**What to work on:** Write the data out again exactly, with no pictures.

* START Data section *

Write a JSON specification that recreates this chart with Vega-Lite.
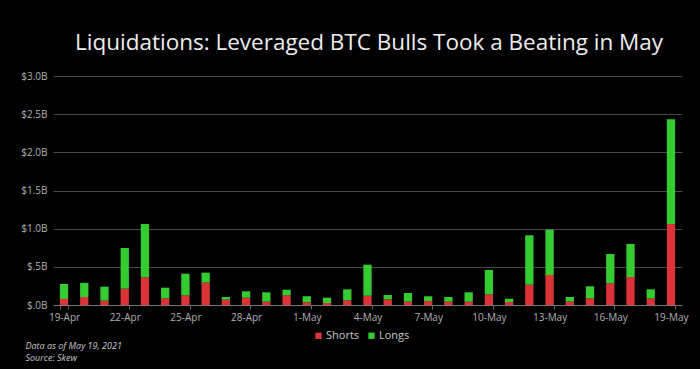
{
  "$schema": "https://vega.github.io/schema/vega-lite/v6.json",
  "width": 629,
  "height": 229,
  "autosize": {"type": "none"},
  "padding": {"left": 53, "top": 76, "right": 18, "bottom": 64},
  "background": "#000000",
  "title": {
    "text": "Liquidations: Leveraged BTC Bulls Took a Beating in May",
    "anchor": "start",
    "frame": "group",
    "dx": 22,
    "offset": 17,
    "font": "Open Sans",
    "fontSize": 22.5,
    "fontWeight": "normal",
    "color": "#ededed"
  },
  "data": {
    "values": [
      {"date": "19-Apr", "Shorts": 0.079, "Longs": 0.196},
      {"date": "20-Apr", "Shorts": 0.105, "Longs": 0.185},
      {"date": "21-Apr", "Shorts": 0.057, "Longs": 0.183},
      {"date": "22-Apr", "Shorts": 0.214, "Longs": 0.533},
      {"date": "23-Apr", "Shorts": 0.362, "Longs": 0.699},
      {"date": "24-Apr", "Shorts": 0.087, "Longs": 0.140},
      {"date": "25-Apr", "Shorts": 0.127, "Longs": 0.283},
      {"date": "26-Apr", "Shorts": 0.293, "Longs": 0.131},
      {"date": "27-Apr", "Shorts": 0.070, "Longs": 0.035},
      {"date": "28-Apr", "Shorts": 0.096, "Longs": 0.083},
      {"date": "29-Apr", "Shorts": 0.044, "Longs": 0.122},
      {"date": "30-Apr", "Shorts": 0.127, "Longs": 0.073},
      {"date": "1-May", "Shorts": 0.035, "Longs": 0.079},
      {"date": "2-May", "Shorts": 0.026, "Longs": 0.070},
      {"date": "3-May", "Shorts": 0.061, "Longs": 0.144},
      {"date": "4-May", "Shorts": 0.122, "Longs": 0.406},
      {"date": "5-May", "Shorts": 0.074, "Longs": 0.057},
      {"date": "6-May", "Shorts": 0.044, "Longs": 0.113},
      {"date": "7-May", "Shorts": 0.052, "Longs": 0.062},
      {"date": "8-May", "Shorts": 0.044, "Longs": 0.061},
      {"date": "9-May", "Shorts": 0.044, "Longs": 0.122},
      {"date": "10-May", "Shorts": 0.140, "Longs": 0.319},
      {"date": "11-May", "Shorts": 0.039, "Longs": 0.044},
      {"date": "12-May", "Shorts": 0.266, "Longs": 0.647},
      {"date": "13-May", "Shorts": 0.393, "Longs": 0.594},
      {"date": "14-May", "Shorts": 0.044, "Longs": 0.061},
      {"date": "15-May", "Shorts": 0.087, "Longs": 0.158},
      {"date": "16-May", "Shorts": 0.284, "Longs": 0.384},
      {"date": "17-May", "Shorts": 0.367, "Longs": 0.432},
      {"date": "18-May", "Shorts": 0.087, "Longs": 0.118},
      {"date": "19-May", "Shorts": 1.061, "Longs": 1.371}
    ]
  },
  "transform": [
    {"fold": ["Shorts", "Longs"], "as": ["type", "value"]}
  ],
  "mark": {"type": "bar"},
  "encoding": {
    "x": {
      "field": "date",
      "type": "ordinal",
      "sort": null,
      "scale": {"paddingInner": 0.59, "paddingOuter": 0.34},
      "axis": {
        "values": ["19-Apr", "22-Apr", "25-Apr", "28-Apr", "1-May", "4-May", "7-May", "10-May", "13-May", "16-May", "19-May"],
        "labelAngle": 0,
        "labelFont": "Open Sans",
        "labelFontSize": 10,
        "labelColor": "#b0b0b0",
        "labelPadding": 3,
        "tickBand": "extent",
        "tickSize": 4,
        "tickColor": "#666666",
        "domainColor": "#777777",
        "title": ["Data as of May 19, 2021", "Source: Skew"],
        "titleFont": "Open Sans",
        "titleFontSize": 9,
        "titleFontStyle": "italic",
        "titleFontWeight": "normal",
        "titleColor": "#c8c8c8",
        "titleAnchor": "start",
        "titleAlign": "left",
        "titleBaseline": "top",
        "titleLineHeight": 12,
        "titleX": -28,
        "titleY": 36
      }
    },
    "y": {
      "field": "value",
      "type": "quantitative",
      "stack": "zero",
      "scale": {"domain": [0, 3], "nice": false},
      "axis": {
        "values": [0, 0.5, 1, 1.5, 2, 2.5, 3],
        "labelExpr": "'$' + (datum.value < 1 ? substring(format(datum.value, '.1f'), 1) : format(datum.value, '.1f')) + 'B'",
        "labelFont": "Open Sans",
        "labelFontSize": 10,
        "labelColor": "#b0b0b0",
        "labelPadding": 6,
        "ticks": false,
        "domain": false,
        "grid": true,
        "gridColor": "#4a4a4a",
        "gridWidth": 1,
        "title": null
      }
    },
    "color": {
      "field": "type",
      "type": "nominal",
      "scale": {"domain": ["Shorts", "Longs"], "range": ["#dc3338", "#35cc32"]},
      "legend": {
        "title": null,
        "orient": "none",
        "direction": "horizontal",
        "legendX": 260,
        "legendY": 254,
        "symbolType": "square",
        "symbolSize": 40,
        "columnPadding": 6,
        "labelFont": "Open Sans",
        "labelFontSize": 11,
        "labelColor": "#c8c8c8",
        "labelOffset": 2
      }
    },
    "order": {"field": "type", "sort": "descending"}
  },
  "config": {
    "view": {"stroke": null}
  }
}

* END Data section *

**Complete answer:**
Write a JSON specification that recreates this chart with Vega-Lite.
{
  "$schema": "https://vega.github.io/schema/vega-lite/v6.json",
  "width": 629,
  "height": 229,
  "autosize": {"type": "none"},
  "padding": {"left": 53, "top": 76, "right": 18, "bottom": 64},
  "background": "#000000",
  "title": {
    "text": "Liquidations: Leveraged BTC Bulls Took a Beating in May",
    "anchor": "start",
    "frame": "group",
    "dx": 22,
    "offset": 17,
    "font": "Open Sans",
    "fontSize": 22.5,
    "fontWeight": "normal",
    "color": "#ededed"
  },
  "data": {
    "values": [
      {"date": "19-Apr", "Shorts": 0.079, "Longs": 0.196},
      {"date": "20-Apr", "Shorts": 0.105, "Longs": 0.185},
      {"date": "21-Apr", "Shorts": 0.057, "Longs": 0.183},
      {"date": "22-Apr", "Shorts": 0.214, "Longs": 0.533},
      {"date": "23-Apr", "Shorts": 0.362, "Longs": 0.699},
      {"date": "24-Apr", "Shorts": 0.087, "Longs": 0.140},
      {"date": "25-Apr", "Shorts": 0.127, "Longs": 0.283},
      {"date": "26-Apr", "Shorts": 0.293, "Longs": 0.131},
      {"date": "27-Apr", "Shorts": 0.070, "Longs": 0.035},
      {"date": "28-Apr", "Shorts": 0.096, "Longs": 0.083},
      {"date": "29-Apr", "Shorts": 0.044, "Longs": 0.122},
      {"date": "30-Apr", "Shorts": 0.127, "Longs": 0.073},
      {"date": "1-May", "Shorts": 0.035, "Longs": 0.079},
      {"date": "2-May", "Shorts": 0.026, "Longs": 0.070},
      {"date": "3-May", "Shorts": 0.061, "Longs": 0.144},
      {"date": "4-May", "Shorts": 0.122, "Longs": 0.406},
      {"date": "5-May", "Shorts": 0.074, "Longs": 0.057},
      {"date": "6-May", "Shorts": 0.044, "Longs": 0.113},
      {"date": "7-May", "Shorts": 0.052, "Longs": 0.062},
      {"date": "8-May", "Shorts": 0.044, "Longs": 0.061},
      {"date": "9-May", "Shorts": 0.044, "Longs": 0.122},
      {"date": "10-May", "Shorts": 0.140, "Longs": 0.319},
      {"date": "11-May", "Shorts": 0.039, "Longs": 0.044},
      {"date": "12-May", "Shorts": 0.266, "Longs": 0.647},
      {"date": "13-May", "Shorts": 0.393, "Longs": 0.594},
      {"date": "14-May", "Shorts": 0.044, "Longs": 0.061},
      {"date": "15-May", "Shorts": 0.087, "Longs": 0.158},
      {"date": "16-May", "Shorts": 0.284, "Longs": 0.384},
      {"date": "17-May", "Shorts": 0.367, "Longs": 0.432},
      {"date": "18-May", "Shorts": 0.087, "Longs": 0.118},
      {"date": "19-May", "Shorts": 1.061, "Longs": 1.371}
    ]
  },
  "transform": [
    {"fold": ["Shorts", "Longs"], "as": ["type", "value"]}
  ],
  "mark": {"type": "bar"},
  "encoding": {
    "x": {
      "field": "date",
      "type": "ordinal",
      "sort": null,
      "scale": {"paddingInner": 0.59, "paddingOuter": 0.34},
      "axis": {
        "values": ["19-Apr", "22-Apr", "25-Apr", "28-Apr", "1-May", "4-May", "7-May", "10-May", "13-May", "16-May", "19-May"],
        "labelAngle": 0,
        "labelFont": "Open Sans",
        "labelFontSize": 10,
        "labelColor": "#b0b0b0",
        "labelPadding": 3,
        "tickBand": "extent",
        "tickSize": 4,
        "tickColor": "#666666",
        "domainColor": "#777777",
        "title": ["Data as of May 19, 2021", "Source: Skew"],
        "titleFont": "Open Sans",
        "titleFontSize": 9,
        "titleFontStyle": "italic",
        "titleFontWeight": "normal",
        "titleColor": "#c8c8c8",
        "titleAnchor": "start",
        "titleAlign": "left",
        "titleBaseline": "top",
        "titleLineHeight": 12,
        "titleX": -28,
        "titleY": 36
      }
    },
    "y": {
      "field": "value",
      "type": "quantitative",
      "stack": "zero",
      "scale": {"domain": [0, 3], "nice": false},
      "axis": {
        "values": [0, 0.5, 1, 1.5, 2, 2.5, 3],
        "labelExpr": "'$' + (datum.value < 1 ? substring(format(datum.value, '.1f'), 1) : format(datum.value, '.1f')) + 'B'",
        "labelFont": "Open Sans",
        "labelFontSize": 10,
        "labelColor": "#b0b0b0",
        "labelPadding": 6,
        "ticks": false,
        "domain": false,
        "grid": true,
        "gridColor": "#4a4a4a",
        "gridWidth": 1,
        "title": null
      }
    },
    "color": {
      "field": "type",
      "type": "nominal",
      "scale": {"domain": ["Shorts", "Longs"], "range": ["#dc3338", "#35cc32"]},
      "legend": {
        "title": null,
        "orient": "none",
        "direction": "horizontal",
        "legendX": 260,
        "legendY": 254,
        "symbolType": "square",
        "symbolSize": 40,
        "columnPadding": 6,
        "labelFont": "Open Sans",
        "labelFontSize": 11,
        "labelColor": "#c8c8c8",
        "labelOffset": 2
      }
    },
    "order": {"field": "type", "sort": "descending"}
  },
  "config": {
    "view": {"stroke": null}
  }
}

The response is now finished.